I screenshotted the message she sent to me and sent it on to my dad, mum, sister, my best mate and partner. My partner is fucking flabbergasted at the audacity. My best mate responded with "WTF, she needs to be put in a home." The rest of them havent said a word. Ive blocked my nan on socials, blocked her number too. I took my location off on the family Life360 because I dont want her seeing where I am at any given time. I unadded my pop as well but his number isnt blocked.

I just... I dont know. I dont know what to do. Im not sure what to say or feel other than enraged. Am I The Asshole in this situation?
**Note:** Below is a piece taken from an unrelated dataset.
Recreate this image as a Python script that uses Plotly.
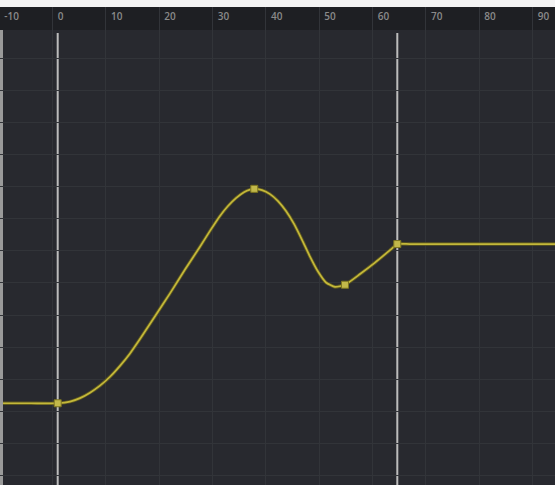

TLDR: Family got together to help herd stray sheep back home. Nan needed to use the loo. I saw that she left the door open and panicked looking for my cat. He's black, no collar (he is microchipped and registered though), and it was the dead of night. Sobbed thinking we wouldnt find him as he's skittish with lots of people around. Found him when he came out from under the bungalow because the light reflected off his eyes. Didnt see anyone before they left because I was inside crying and holding my cat. Nan sent a nasty loaded message the next day (which I screenshotted and sent on to eveyone else), Mum thinks I overreacted, Dad and sister havent responded however my fiance was as furious as I was upset and my best mate thinks 'my nan needs to be put in a home.' Blocked my nan on socials and blocked her number. I dont know what to do or think or say to anyone to get them to at least consider my point of view here. AITA?